-- Short exercise --
Please print exactly the lines below, from the start of the material up to and including the line with "from matplotlib.patches import Patch", but none of the pictures.

>> start Data records

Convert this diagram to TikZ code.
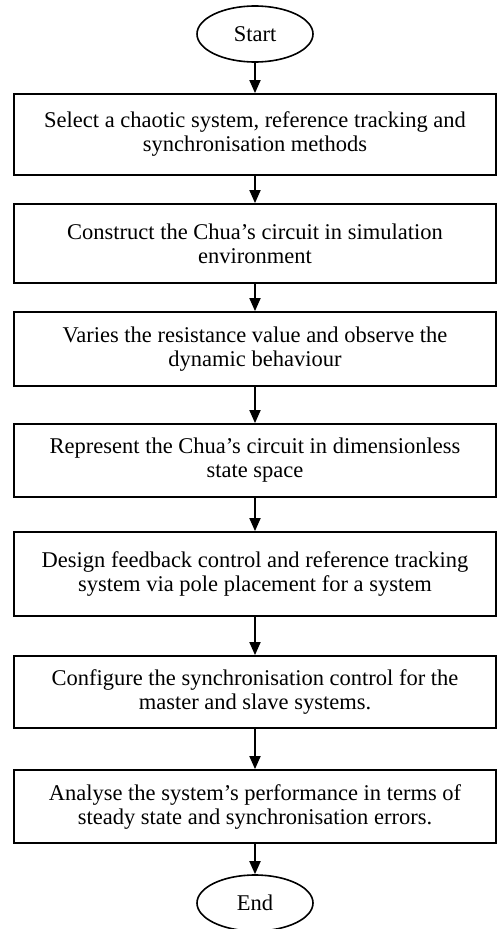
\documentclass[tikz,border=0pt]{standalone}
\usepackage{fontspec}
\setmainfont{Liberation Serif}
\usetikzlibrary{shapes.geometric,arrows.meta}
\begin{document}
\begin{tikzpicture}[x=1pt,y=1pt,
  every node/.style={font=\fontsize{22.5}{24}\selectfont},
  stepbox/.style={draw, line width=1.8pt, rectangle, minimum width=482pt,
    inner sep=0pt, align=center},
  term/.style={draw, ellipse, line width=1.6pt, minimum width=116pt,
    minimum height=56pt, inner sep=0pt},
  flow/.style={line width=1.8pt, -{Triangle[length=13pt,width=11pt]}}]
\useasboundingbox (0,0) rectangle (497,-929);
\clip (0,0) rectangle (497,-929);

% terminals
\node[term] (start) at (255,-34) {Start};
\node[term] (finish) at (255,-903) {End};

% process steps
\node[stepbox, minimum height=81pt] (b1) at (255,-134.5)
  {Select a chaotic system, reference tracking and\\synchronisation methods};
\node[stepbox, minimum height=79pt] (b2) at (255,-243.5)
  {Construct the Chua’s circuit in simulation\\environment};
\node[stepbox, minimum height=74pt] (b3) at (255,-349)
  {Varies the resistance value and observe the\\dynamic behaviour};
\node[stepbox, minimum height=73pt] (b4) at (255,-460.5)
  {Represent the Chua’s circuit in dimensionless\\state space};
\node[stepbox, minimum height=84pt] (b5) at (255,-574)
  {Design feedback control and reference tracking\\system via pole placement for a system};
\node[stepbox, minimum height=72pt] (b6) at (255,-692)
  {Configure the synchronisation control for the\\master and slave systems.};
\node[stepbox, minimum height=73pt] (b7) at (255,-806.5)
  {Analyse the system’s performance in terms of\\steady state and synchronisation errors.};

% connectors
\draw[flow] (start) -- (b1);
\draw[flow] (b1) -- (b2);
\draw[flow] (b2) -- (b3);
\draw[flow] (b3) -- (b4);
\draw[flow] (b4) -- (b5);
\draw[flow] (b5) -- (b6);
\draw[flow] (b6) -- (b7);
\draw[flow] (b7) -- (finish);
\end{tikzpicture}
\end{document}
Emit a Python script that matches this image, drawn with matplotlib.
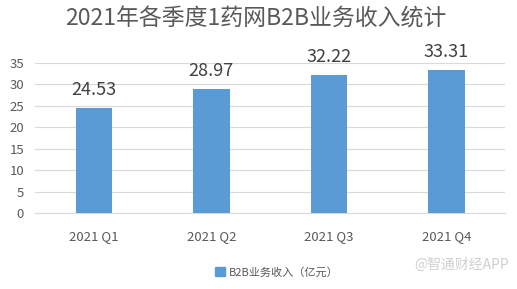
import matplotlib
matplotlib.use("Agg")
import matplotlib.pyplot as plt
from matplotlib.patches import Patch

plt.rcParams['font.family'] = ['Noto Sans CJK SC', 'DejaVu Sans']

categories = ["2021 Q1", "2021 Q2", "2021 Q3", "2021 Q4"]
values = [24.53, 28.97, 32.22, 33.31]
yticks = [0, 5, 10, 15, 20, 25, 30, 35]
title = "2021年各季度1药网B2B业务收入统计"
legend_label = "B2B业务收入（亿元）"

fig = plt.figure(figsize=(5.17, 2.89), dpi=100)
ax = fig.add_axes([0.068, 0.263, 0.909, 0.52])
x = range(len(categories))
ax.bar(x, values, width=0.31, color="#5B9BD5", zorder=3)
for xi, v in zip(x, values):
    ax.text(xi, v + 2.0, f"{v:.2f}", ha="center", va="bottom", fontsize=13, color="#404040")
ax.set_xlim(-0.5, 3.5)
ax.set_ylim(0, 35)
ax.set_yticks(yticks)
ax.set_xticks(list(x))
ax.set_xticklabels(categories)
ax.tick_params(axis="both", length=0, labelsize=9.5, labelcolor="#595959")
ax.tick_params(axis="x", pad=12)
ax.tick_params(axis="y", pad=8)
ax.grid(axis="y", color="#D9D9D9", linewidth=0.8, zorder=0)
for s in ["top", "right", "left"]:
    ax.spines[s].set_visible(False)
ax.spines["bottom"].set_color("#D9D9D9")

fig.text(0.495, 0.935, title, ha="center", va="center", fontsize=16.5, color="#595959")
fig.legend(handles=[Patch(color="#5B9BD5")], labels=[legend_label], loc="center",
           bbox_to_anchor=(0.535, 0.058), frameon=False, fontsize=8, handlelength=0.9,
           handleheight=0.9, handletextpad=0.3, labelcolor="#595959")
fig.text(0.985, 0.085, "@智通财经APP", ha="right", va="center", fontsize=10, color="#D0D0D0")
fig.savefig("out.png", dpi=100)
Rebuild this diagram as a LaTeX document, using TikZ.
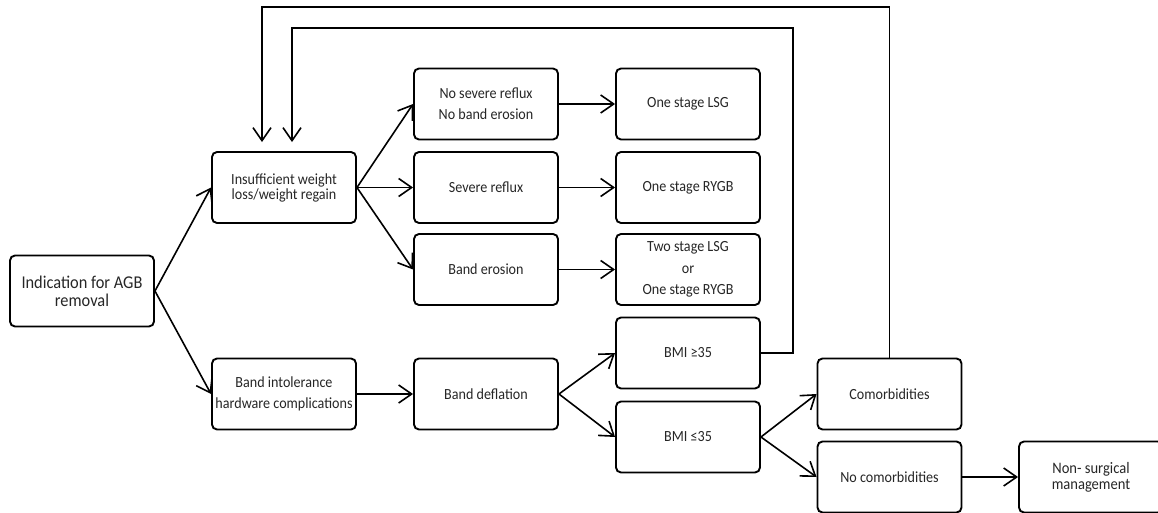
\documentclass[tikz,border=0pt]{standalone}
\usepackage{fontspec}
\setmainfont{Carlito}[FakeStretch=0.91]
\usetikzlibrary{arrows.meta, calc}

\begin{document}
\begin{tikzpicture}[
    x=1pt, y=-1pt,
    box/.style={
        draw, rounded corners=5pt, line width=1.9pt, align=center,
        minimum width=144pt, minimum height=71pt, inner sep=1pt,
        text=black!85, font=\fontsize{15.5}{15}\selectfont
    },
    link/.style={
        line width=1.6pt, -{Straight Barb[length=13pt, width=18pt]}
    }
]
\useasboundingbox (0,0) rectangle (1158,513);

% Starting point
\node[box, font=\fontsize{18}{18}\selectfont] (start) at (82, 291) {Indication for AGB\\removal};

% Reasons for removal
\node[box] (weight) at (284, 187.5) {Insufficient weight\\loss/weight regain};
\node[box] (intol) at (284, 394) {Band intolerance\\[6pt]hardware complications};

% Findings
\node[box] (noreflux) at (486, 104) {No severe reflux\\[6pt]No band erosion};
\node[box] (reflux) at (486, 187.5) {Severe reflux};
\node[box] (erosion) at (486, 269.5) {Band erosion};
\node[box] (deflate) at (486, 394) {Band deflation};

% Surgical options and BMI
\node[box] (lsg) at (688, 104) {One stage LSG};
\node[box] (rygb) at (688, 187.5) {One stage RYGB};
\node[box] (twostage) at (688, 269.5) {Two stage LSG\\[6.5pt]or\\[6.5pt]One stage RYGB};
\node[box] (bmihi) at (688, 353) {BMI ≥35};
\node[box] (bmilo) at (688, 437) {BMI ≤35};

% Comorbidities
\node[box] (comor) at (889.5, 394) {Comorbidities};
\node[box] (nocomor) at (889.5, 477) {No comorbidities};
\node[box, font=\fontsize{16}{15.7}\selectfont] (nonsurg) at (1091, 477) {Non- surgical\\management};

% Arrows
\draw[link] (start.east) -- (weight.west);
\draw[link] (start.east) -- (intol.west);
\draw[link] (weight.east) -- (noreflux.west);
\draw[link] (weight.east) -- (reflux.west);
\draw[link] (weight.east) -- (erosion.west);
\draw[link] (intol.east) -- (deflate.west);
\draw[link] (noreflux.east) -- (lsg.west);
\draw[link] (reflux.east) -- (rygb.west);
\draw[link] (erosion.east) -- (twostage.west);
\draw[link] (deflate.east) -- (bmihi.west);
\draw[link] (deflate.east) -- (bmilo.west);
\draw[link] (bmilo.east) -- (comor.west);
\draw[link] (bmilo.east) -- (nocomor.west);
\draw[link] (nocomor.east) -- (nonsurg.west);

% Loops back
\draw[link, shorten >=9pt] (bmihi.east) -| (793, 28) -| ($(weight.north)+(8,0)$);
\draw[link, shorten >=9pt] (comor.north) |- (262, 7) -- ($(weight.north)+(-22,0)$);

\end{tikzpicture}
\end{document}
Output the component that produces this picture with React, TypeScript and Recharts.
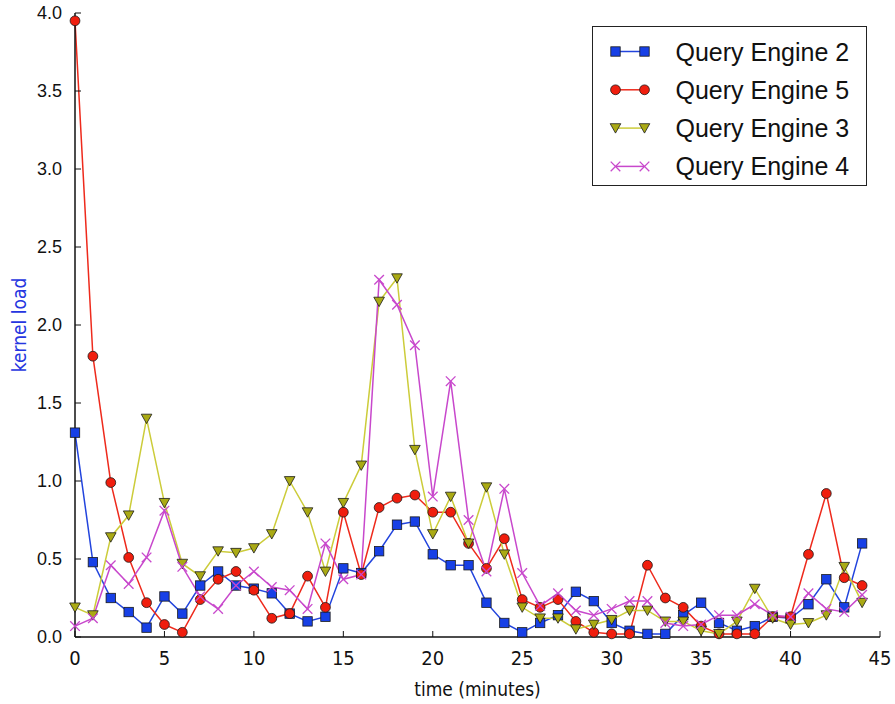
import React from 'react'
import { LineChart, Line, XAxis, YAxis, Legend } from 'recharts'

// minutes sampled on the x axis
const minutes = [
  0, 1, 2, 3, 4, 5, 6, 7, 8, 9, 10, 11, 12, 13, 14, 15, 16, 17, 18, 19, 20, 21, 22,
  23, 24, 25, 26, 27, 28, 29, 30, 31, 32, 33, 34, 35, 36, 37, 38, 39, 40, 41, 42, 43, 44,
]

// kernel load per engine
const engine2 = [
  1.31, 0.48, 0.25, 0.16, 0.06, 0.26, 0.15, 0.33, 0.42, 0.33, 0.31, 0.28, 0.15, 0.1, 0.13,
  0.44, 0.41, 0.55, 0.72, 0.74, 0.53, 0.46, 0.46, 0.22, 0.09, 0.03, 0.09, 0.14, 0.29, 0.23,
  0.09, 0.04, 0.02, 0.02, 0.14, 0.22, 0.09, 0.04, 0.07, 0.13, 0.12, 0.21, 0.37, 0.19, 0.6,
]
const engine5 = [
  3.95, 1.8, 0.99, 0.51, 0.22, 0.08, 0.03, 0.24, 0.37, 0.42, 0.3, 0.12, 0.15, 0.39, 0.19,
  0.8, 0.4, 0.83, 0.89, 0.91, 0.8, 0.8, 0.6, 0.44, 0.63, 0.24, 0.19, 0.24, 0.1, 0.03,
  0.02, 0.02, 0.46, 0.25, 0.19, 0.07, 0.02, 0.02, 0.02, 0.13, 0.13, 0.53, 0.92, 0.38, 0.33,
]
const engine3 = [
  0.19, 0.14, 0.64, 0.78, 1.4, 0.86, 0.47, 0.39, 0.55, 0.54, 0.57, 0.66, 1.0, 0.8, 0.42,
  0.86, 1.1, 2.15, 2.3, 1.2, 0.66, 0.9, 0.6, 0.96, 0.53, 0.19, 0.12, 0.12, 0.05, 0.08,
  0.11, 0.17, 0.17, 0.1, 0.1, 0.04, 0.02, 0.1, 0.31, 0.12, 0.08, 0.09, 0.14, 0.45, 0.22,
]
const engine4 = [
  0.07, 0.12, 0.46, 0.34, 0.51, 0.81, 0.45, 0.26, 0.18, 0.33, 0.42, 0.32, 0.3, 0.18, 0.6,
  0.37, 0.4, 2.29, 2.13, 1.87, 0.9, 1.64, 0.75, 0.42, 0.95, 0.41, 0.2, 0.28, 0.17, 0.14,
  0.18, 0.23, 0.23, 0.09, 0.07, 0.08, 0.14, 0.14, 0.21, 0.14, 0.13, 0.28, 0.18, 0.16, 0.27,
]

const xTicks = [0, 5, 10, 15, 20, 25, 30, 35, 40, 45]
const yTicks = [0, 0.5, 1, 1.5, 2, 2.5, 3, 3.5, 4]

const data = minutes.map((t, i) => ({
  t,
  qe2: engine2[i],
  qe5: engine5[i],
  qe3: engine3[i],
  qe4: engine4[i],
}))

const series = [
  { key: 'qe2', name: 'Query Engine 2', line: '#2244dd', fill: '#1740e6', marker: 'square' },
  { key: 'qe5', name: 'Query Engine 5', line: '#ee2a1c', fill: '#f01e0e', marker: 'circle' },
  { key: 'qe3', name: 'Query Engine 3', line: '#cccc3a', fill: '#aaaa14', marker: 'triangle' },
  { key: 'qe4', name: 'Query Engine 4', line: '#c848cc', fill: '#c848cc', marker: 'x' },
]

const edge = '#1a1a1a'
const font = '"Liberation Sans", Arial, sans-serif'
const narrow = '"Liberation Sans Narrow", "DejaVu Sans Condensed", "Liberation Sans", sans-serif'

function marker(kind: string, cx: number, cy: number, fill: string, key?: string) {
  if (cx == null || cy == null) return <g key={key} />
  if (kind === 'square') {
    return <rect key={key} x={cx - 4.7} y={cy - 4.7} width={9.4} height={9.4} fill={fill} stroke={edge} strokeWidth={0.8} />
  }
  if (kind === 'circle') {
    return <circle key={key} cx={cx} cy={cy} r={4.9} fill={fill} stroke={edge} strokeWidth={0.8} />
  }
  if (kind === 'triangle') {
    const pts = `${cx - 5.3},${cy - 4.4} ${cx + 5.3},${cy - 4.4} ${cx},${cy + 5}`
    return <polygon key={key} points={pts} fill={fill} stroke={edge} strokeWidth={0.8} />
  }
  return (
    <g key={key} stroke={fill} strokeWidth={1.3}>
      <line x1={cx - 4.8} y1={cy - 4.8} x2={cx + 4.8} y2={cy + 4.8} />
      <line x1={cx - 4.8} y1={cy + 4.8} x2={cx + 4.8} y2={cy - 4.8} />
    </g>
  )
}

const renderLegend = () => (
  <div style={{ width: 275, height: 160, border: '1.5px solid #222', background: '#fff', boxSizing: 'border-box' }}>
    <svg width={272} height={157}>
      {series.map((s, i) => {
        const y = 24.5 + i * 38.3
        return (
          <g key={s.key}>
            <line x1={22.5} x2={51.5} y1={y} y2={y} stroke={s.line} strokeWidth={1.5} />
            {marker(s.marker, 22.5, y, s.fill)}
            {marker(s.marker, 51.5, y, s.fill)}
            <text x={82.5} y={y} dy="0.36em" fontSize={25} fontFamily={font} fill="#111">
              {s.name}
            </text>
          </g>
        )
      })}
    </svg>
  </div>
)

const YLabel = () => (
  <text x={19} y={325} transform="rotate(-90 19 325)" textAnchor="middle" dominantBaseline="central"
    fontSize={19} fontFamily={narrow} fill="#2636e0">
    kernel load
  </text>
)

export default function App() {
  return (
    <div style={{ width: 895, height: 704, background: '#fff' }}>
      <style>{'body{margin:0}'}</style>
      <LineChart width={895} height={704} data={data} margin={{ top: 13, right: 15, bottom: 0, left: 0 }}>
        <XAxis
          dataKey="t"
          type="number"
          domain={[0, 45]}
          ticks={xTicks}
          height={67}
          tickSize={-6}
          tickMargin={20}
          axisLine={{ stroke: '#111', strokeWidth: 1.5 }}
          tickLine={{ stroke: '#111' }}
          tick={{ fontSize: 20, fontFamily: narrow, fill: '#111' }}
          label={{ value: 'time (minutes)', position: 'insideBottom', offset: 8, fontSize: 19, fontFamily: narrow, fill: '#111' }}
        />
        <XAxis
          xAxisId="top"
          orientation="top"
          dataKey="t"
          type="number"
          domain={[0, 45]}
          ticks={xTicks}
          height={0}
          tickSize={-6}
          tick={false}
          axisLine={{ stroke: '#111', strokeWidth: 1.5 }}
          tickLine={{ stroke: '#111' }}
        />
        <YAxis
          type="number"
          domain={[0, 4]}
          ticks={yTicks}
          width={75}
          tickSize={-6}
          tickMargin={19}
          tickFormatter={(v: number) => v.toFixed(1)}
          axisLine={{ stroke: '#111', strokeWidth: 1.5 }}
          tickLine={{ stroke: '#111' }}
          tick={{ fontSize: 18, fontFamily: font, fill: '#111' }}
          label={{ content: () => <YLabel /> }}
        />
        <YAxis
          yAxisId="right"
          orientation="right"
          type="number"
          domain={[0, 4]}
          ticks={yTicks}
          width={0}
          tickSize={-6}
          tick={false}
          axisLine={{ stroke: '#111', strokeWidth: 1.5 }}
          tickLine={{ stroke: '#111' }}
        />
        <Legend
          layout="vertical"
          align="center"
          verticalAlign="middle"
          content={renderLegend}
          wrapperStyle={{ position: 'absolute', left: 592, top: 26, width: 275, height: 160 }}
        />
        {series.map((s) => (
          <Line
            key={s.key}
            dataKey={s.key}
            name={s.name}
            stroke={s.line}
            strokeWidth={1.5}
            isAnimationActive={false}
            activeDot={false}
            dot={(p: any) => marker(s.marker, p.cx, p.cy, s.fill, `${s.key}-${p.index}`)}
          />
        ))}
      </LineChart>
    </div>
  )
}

>> end Data records

-- Solution to this task --
Convert this diagram to TikZ code.
\documentclass[tikz,border=0pt]{standalone}
\usepackage{fontspec}
\setmainfont{Liberation Serif}
\usetikzlibrary{shapes.geometric,arrows.meta}
\begin{document}
\begin{tikzpicture}[x=1pt,y=1pt,
  every node/.style={font=\fontsize{22.5}{24}\selectfont},
  stepbox/.style={draw, line width=1.8pt, rectangle, minimum width=482pt,
    inner sep=0pt, align=center},
  term/.style={draw, ellipse, line width=1.6pt, minimum width=116pt,
    minimum height=56pt, inner sep=0pt},
  flow/.style={line width=1.8pt, -{Triangle[length=13pt,width=11pt]}}]
\useasboundingbox (0,0) rectangle (497,-929);
\clip (0,0) rectangle (497,-929);

% terminals
\node[term] (start) at (255,-34) {Start};
\node[term] (finish) at (255,-903) {End};

% process steps
\node[stepbox, minimum height=81pt] (b1) at (255,-134.5)
  {Select a chaotic system, reference tracking and\\synchronisation methods};
\node[stepbox, minimum height=79pt] (b2) at (255,-243.5)
  {Construct the Chua’s circuit in simulation\\environment};
\node[stepbox, minimum height=74pt] (b3) at (255,-349)
  {Varies the resistance value and observe the\\dynamic behaviour};
\node[stepbox, minimum height=73pt] (b4) at (255,-460.5)
  {Represent the Chua’s circuit in dimensionless\\state space};
\node[stepbox, minimum height=84pt] (b5) at (255,-574)
  {Design feedback control and reference tracking\\system via pole placement for a system};
\node[stepbox, minimum height=72pt] (b6) at (255,-692)
  {Configure the synchronisation control for the\\master and slave systems.};
\node[stepbox, minimum height=73pt] (b7) at (255,-806.5)
  {Analyse the system’s performance in terms of\\steady state and synchronisation errors.};

% connectors
\draw[flow] (start) -- (b1);
\draw[flow] (b1) -- (b2);
\draw[flow] (b2) -- (b3);
\draw[flow] (b3) -- (b4);
\draw[flow] (b4) -- (b5);
\draw[flow] (b5) -- (b6);
\draw[flow] (b6) -- (b7);
\draw[flow] (b7) -- (finish);
\end{tikzpicture}
\end{document}
Emit a Python script that matches this image, drawn with matplotlib.
import matplotlib
matplotlib.use("Agg")
import matplotlib.pyplot as plt
from matplotlib.patches import Patch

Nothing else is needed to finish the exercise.